[Begin]

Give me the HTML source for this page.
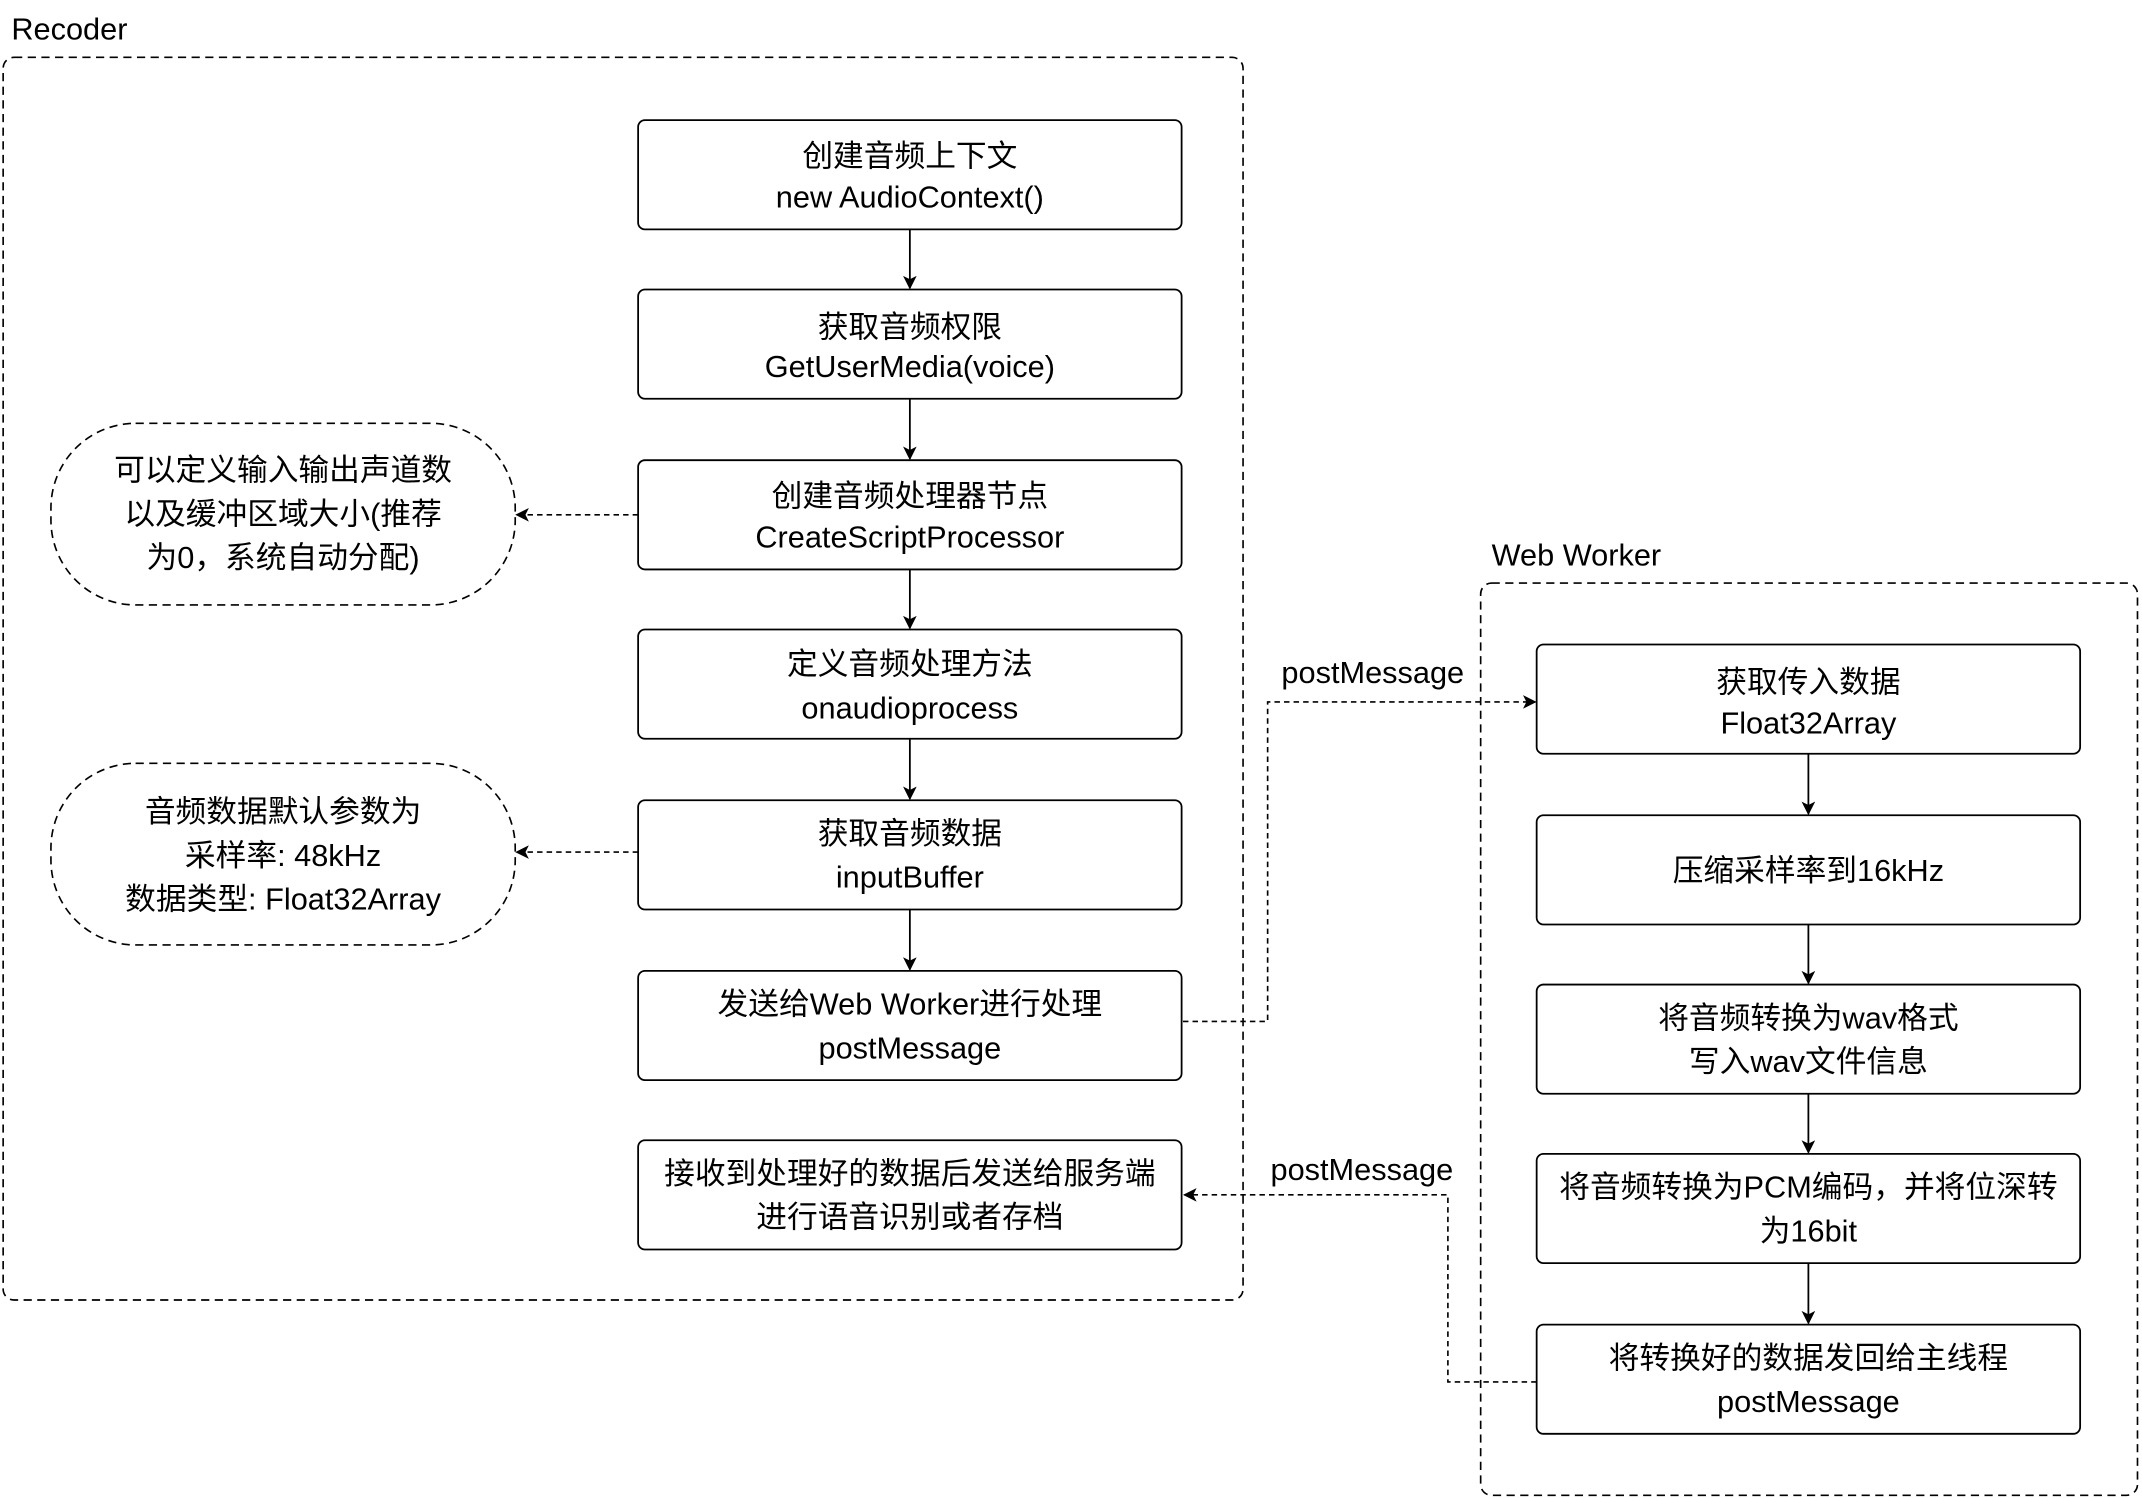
<!DOCTYPE html>
<html><head><meta charset="utf-8"><style>
html,body{margin:0;padding:0;background:#fff;}
svg{display:block;}
text{font-family:"Liberation Sans","Noto Sans CJK SC",sans-serif;font-size:22.5px;fill:#000;}
</style></head><body>
<svg width="2142" height="1498" viewBox="0 0 1568 1097" xmlns="http://www.w3.org/2000/svg">
<defs>
<marker id="a" markerWidth="10" markerHeight="10" refX="9" refY="5" orient="auto" markerUnits="userSpaceOnUse">
<path d="M0,0 L10,5 L0,10 L2.5,5 Z" fill="#000"/></marker>
</defs>
<rect width="1568" height="1097" fill="#fff"/>
<text x="8" y="29">Recoder</text>
<rect x="2" y="42" width="908" height="910" rx="8" fill="none" stroke="#000" stroke-width="1.2" stroke-dasharray="6,4"/>
<text x="1092" y="414">Web Worker</text>
<rect x="1084" y="427" width="481" height="668" rx="8" fill="none" stroke="#000" stroke-width="1.2" stroke-dasharray="6,4"/>

<g fill="#fff" stroke="#000" stroke-width="1.3">
<rect x="467" y="88" width="398" height="80" rx="5"/>
<rect x="467" y="212" width="398" height="80" rx="5"/>
<rect x="467" y="337" width="398" height="80" rx="5"/>
<rect x="467" y="461" width="398" height="80" rx="5"/>
<rect x="467" y="586" width="398" height="80" rx="5"/>
<rect x="467" y="711" width="398" height="80" rx="5"/>
<rect x="467" y="835" width="398" height="80" rx="5"/>
<rect x="1125" y="472" width="398" height="80" rx="5"/>
<rect x="1125" y="597" width="398" height="80" rx="5"/>
<rect x="1125" y="721" width="398" height="80" rx="5"/>
<rect x="1125" y="845" width="398" height="80" rx="5"/>
<rect x="1125" y="970" width="398" height="80" rx="5"/>
</g>
<g fill="none" stroke="#000" stroke-width="1.2" stroke-dasharray="6,4">
<rect x="37" y="310" width="340" height="133" rx="62"/>
<rect x="37" y="559" width="340" height="133" rx="62"/>
</g>

<g stroke="#000" stroke-width="1.3" marker-end="url(#a)">
<line x1="666" y1="168" x2="666" y2="211"/>
<line x1="666" y1="292" x2="666" y2="336"/>
<line x1="666" y1="417" x2="666" y2="460"/>
<line x1="666" y1="541" x2="666" y2="585"/>
<line x1="666" y1="666" x2="666" y2="710"/>
<line x1="1324" y1="552" x2="1324" y2="596"/>
<line x1="1324" y1="677" x2="1324" y2="720"/>
<line x1="1324" y1="801" x2="1324" y2="844"/>
<line x1="1324" y1="925" x2="1324" y2="969"/>
</g>
<g stroke="#000" stroke-width="1.2" fill="none" stroke-dasharray="4,3" marker-end="url(#a)">
<line x1="467" y1="377" x2="378" y2="377"/>
<line x1="467" y1="624" x2="378" y2="624"/>
<polyline points="866,748 928,748 928,514 1124,514"/>
<polyline points="1125,1012 1060,1012 1060,875 867,875"/>
</g>

<g text-anchor="middle">
<text x="666" y="122">创建音频上下文</text><text x="666" y="152">new AudioContext()</text>
<text x="666" y="247">获取音频权限</text><text x="666" y="276">GetUserMedia(voice)</text>
<text x="666" y="371">创建音频处理器节点</text><text x="666" y="401">CreateScriptProcessor</text>
<text x="666" y="494">定义音频处理方法</text><text x="666" y="526">onaudioprocess</text>
<text x="666" y="618">获取音频数据</text><text x="666" y="650">inputBuffer</text>
<text x="666" y="743">发送给Web Worker进行处理</text><text x="666" y="775">postMessage</text>
<text x="666" y="867">接收到处理好的数据后发送给服务端</text><text x="666" y="899">进行语音识别或者存档</text>
<text x="207" y="352">可以定义输入输出声道数</text><text x="207" y="384">以及缓冲区域大小(推荐</text><text x="207" y="416">为0，系统自动分配)</text>
<text x="207" y="602">音频数据默认参数为</text><text x="207" y="634">采样率: 48kHz</text><text x="207" y="666">数据类型: Float32Array</text>
<text x="1324" y="507">获取传入数据</text><text x="1324" y="537">Float32Array</text>
<text x="1324" y="645">压缩采样率到16kHz</text>
<text x="1324" y="753">将音频转换为wav格式</text><text x="1324" y="785">写入wav文件信息</text>
<text x="1324" y="877">将音频转换为PCM编码，并将位深转</text><text x="1324" y="909">为16bit</text>
<text x="1324" y="1002">将转换好的数据发回给主线程</text><text x="1324" y="1034">postMessage</text>
<text x="1005" y="500">postMessage</text>
<text x="997" y="864">postMessage</text>
</g>
</svg>
</body></html>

[End]

Leave every image out, and retype the material exactly.

SOLUTION BELOW |
Give me the HTML source for this page.
<!DOCTYPE html>
<html><head><meta charset="utf-8"><style>
html,body{margin:0;padding:0;background:#fff;}
svg{display:block;}
text{font-family:"Liberation Sans","Noto Sans CJK SC",sans-serif;font-size:22.5px;fill:#000;}
</style></head><body>
<svg width="2142" height="1498" viewBox="0 0 1568 1097" xmlns="http://www.w3.org/2000/svg">
<defs>
<marker id="a" markerWidth="10" markerHeight="10" refX="9" refY="5" orient="auto" markerUnits="userSpaceOnUse">
<path d="M0,0 L10,5 L0,10 L2.5,5 Z" fill="#000"/></marker>
</defs>
<rect width="1568" height="1097" fill="#fff"/>
<text x="8" y="29">Recoder</text>
<rect x="2" y="42" width="908" height="910" rx="8" fill="none" stroke="#000" stroke-width="1.2" stroke-dasharray="6,4"/>
<text x="1092" y="414">Web Worker</text>
<rect x="1084" y="427" width="481" height="668" rx="8" fill="none" stroke="#000" stroke-width="1.2" stroke-dasharray="6,4"/>

<g fill="#fff" stroke="#000" stroke-width="1.3">
<rect x="467" y="88" width="398" height="80" rx="5"/>
<rect x="467" y="212" width="398" height="80" rx="5"/>
<rect x="467" y="337" width="398" height="80" rx="5"/>
<rect x="467" y="461" width="398" height="80" rx="5"/>
<rect x="467" y="586" width="398" height="80" rx="5"/>
<rect x="467" y="711" width="398" height="80" rx="5"/>
<rect x="467" y="835" width="398" height="80" rx="5"/>
<rect x="1125" y="472" width="398" height="80" rx="5"/>
<rect x="1125" y="597" width="398" height="80" rx="5"/>
<rect x="1125" y="721" width="398" height="80" rx="5"/>
<rect x="1125" y="845" width="398" height="80" rx="5"/>
<rect x="1125" y="970" width="398" height="80" rx="5"/>
</g>
<g fill="none" stroke="#000" stroke-width="1.2" stroke-dasharray="6,4">
<rect x="37" y="310" width="340" height="133" rx="62"/>
<rect x="37" y="559" width="340" height="133" rx="62"/>
</g>

<g stroke="#000" stroke-width="1.3" marker-end="url(#a)">
<line x1="666" y1="168" x2="666" y2="211"/>
<line x1="666" y1="292" x2="666" y2="336"/>
<line x1="666" y1="417" x2="666" y2="460"/>
<line x1="666" y1="541" x2="666" y2="585"/>
<line x1="666" y1="666" x2="666" y2="710"/>
<line x1="1324" y1="552" x2="1324" y2="596"/>
<line x1="1324" y1="677" x2="1324" y2="720"/>
<line x1="1324" y1="801" x2="1324" y2="844"/>
<line x1="1324" y1="925" x2="1324" y2="969"/>
</g>
<g stroke="#000" stroke-width="1.2" fill="none" stroke-dasharray="4,3" marker-end="url(#a)">
<line x1="467" y1="377" x2="378" y2="377"/>
<line x1="467" y1="624" x2="378" y2="624"/>
<polyline points="866,748 928,748 928,514 1124,514"/>
<polyline points="1125,1012 1060,1012 1060,875 867,875"/>
</g>

<g text-anchor="middle">
<text x="666" y="122">创建音频上下文</text><text x="666" y="152">new AudioContext()</text>
<text x="666" y="247">获取音频权限</text><text x="666" y="276">GetUserMedia(voice)</text>
<text x="666" y="371">创建音频处理器节点</text><text x="666" y="401">CreateScriptProcessor</text>
<text x="666" y="494">定义音频处理方法</text><text x="666" y="526">onaudioprocess</text>
<text x="666" y="618">获取音频数据</text><text x="666" y="650">inputBuffer</text>
<text x="666" y="743">发送给Web Worker进行处理</text><text x="666" y="775">postMessage</text>
<text x="666" y="867">接收到处理好的数据后发送给服务端</text><text x="666" y="899">进行语音识别或者存档</text>
<text x="207" y="352">可以定义输入输出声道数</text><text x="207" y="384">以及缓冲区域大小(推荐</text><text x="207" y="416">为0，系统自动分配)</text>
<text x="207" y="602">音频数据默认参数为</text><text x="207" y="634">采样率: 48kHz</text><text x="207" y="666">数据类型: Float32Array</text>
<text x="1324" y="507">获取传入数据</text><text x="1324" y="537">Float32Array</text>
<text x="1324" y="645">压缩采样率到16kHz</text>
<text x="1324" y="753">将音频转换为wav格式</text><text x="1324" y="785">写入wav文件信息</text>
<text x="1324" y="877">将音频转换为PCM编码，并将位深转</text><text x="1324" y="909">为16bit</text>
<text x="1324" y="1002">将转换好的数据发回给主线程</text><text x="1324" y="1034">postMessage</text>
<text x="1005" y="500">postMessage</text>
<text x="997" y="864">postMessage</text>
</g>
</svg>
</body></html>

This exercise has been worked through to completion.